WHAT YOU WILL DO:
Collect every line in the records below that contains the word "full".

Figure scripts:

########################################

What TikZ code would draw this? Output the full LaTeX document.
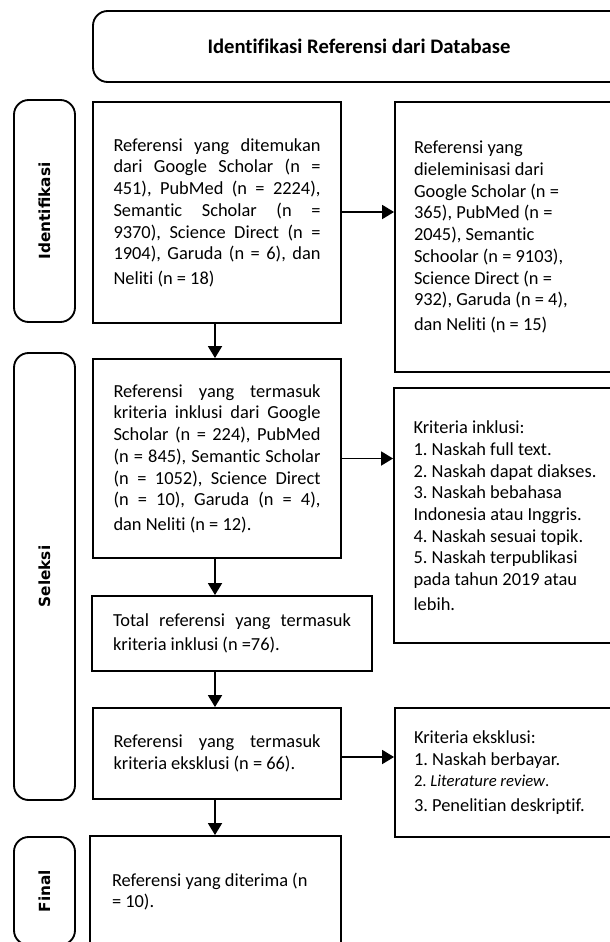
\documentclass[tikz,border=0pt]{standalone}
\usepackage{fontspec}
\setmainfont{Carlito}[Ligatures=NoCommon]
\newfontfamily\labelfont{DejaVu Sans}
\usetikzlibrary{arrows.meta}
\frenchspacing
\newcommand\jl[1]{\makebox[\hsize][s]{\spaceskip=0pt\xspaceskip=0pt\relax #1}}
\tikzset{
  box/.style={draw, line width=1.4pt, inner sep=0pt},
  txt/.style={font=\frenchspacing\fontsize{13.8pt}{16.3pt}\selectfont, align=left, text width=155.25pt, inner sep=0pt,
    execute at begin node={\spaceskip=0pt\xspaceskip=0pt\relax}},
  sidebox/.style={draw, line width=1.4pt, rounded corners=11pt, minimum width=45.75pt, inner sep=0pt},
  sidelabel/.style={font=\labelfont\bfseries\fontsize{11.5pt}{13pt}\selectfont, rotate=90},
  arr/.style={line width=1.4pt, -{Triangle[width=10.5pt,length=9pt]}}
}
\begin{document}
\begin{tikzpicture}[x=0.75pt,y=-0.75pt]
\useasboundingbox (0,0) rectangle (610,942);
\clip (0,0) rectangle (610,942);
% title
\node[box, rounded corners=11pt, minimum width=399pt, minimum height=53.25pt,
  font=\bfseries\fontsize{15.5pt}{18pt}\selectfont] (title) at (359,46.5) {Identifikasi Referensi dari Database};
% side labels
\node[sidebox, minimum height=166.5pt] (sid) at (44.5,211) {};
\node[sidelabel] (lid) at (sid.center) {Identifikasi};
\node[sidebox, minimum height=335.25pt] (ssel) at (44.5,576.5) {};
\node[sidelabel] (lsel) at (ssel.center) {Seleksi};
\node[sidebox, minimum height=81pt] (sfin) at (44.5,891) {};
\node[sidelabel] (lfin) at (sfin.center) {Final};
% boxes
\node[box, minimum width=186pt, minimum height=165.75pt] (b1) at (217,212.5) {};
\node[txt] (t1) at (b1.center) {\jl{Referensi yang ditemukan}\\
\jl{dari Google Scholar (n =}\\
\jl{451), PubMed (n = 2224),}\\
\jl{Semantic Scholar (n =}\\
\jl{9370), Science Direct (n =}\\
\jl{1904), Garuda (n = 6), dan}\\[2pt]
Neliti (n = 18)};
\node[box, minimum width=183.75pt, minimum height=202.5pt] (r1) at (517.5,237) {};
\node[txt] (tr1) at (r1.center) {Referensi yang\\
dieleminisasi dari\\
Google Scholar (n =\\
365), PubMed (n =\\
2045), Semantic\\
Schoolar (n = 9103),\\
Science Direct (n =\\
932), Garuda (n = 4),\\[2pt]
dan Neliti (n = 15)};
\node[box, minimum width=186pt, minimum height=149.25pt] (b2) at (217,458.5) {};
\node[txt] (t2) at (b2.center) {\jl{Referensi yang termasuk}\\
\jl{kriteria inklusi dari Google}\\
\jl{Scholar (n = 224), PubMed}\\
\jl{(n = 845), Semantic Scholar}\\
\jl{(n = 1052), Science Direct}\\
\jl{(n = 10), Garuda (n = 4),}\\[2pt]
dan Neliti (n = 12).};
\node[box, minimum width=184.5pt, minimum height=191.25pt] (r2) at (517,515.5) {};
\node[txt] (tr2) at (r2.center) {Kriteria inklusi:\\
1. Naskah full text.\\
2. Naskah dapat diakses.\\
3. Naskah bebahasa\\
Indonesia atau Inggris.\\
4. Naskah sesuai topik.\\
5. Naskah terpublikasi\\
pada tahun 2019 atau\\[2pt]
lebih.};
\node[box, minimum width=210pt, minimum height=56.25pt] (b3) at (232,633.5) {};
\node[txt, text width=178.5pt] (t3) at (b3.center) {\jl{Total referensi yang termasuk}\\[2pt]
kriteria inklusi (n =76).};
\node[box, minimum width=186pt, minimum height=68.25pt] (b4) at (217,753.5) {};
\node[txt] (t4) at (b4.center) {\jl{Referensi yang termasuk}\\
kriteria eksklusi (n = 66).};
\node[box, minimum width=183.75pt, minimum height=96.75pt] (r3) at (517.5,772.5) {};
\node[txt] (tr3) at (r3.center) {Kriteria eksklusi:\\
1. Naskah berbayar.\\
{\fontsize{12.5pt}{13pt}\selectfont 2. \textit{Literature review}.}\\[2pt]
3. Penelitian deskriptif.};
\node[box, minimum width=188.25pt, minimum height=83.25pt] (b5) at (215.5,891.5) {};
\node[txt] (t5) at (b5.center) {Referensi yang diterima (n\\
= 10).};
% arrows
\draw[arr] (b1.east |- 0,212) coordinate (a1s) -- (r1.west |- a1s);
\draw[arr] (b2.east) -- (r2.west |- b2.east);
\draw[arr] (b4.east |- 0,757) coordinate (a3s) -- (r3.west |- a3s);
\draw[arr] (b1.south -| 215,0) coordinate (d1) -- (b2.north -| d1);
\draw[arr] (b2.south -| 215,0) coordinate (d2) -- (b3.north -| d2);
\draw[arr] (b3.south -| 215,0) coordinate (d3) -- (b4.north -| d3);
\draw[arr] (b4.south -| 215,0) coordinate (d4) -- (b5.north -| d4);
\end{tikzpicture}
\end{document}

########################################

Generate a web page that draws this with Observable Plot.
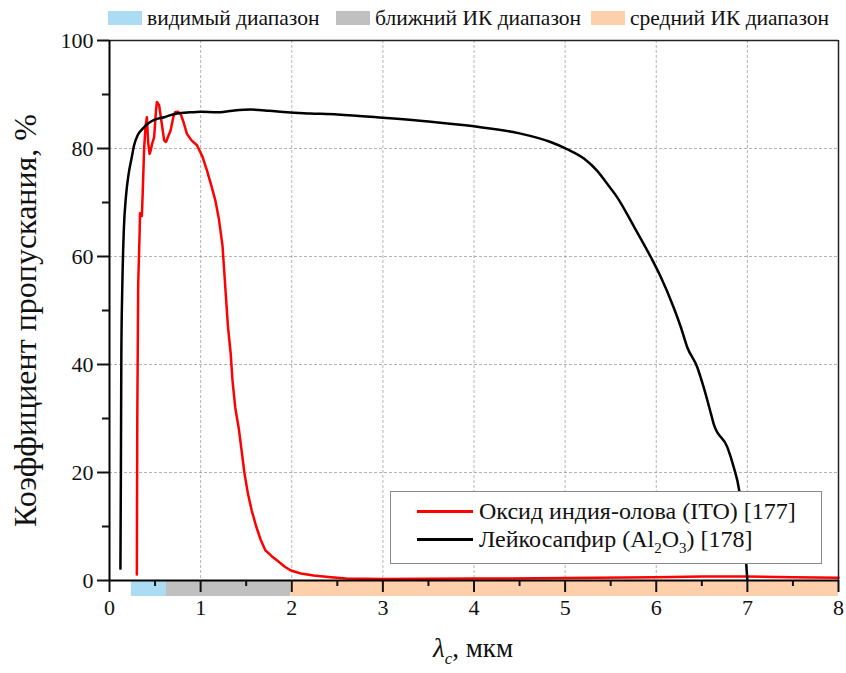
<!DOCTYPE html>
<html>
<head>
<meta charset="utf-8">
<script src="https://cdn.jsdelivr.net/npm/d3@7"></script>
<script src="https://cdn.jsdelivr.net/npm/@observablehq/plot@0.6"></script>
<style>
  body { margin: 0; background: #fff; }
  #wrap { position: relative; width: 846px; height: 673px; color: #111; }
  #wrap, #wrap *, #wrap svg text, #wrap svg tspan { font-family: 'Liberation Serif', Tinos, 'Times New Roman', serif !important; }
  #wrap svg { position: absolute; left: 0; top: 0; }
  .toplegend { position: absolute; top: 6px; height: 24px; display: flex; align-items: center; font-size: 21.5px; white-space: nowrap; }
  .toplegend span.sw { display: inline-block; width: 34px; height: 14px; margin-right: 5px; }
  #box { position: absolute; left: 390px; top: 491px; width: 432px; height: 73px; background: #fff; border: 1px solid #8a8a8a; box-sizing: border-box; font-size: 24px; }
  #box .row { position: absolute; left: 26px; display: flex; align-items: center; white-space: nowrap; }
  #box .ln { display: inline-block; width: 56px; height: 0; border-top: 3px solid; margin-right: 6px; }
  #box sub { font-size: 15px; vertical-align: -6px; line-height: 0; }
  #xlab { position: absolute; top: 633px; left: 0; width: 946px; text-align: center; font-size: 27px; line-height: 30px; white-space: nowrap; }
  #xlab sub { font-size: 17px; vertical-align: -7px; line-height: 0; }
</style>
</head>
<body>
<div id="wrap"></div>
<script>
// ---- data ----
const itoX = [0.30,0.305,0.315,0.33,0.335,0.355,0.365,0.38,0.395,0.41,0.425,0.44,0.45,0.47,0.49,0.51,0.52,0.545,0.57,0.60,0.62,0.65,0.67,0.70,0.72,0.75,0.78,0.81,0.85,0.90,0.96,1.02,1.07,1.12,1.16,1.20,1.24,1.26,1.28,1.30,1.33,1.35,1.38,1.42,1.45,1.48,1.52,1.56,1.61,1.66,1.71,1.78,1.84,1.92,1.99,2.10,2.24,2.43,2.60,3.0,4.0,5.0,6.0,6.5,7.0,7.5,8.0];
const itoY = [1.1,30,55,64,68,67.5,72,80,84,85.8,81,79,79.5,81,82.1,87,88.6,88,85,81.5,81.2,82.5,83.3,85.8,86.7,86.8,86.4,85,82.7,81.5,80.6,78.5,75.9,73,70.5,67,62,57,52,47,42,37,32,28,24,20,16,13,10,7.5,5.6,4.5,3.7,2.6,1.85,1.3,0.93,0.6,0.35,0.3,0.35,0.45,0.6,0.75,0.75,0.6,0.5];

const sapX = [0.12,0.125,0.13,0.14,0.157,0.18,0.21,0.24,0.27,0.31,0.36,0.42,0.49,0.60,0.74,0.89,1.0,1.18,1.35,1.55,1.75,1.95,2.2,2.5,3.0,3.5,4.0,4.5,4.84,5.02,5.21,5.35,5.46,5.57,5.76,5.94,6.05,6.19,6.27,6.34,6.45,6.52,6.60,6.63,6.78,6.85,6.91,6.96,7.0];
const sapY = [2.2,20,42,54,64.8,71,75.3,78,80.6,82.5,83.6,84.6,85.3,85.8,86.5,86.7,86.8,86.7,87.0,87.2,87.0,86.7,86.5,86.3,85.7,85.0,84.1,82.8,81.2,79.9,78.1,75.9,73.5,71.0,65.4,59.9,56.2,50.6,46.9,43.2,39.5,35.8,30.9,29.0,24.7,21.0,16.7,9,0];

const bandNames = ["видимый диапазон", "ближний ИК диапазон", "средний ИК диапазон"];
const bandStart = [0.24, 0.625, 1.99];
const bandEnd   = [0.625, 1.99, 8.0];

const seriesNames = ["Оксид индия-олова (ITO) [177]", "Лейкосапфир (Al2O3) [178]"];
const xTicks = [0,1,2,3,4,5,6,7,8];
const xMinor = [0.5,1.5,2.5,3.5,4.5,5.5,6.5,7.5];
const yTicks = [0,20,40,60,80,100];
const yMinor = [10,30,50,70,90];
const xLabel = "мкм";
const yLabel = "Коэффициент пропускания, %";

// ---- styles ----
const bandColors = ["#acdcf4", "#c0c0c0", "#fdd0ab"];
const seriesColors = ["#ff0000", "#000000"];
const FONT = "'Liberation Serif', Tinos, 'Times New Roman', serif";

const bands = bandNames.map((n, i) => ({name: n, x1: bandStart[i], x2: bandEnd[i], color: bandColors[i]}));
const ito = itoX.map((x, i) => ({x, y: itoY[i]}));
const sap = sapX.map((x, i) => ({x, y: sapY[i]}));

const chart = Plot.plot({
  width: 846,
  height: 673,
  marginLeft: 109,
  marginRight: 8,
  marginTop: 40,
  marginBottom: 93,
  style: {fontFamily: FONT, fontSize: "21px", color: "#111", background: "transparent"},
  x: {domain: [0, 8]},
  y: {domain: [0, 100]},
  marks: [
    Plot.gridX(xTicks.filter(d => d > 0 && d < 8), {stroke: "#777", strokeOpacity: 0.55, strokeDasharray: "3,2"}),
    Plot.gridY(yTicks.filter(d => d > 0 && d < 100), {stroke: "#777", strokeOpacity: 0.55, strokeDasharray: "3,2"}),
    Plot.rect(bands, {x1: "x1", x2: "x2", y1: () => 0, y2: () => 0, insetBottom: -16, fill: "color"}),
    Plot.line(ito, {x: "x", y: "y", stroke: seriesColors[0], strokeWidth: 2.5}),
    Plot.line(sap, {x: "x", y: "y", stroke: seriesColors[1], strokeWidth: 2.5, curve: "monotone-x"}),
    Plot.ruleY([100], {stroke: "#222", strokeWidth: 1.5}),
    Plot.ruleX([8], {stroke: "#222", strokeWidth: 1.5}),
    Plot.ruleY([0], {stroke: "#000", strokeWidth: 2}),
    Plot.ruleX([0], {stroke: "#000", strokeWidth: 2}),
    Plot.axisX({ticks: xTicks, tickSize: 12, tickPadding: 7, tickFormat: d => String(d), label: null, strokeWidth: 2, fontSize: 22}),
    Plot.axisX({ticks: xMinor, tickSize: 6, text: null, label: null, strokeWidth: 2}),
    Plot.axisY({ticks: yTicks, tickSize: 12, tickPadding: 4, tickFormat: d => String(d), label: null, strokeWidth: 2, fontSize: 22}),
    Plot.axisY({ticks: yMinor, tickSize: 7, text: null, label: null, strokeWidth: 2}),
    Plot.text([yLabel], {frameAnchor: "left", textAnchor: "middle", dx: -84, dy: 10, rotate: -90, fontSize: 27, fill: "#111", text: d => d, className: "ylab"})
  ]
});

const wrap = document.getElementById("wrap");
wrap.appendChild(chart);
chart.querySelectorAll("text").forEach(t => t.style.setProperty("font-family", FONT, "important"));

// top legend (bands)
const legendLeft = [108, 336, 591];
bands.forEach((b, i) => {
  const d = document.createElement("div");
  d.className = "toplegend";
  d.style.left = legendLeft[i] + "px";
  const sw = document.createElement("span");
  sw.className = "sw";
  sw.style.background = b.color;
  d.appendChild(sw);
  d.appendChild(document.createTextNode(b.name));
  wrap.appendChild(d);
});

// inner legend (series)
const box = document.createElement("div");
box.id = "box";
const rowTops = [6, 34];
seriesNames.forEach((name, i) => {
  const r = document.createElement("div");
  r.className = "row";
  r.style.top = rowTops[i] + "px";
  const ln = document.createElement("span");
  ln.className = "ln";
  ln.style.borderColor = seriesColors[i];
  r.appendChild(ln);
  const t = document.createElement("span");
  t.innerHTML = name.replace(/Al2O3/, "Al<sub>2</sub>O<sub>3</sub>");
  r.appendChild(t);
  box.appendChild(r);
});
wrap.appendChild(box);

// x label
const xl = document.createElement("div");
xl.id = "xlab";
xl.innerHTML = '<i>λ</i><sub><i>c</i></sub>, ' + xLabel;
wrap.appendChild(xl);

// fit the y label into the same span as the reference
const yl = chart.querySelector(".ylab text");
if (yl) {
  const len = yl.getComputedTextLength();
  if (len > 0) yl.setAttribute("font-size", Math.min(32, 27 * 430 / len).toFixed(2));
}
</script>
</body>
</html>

########################################

THE RESULT:
What TikZ code would draw this? Output the full LaTeX document.
1. Naskah full text.\\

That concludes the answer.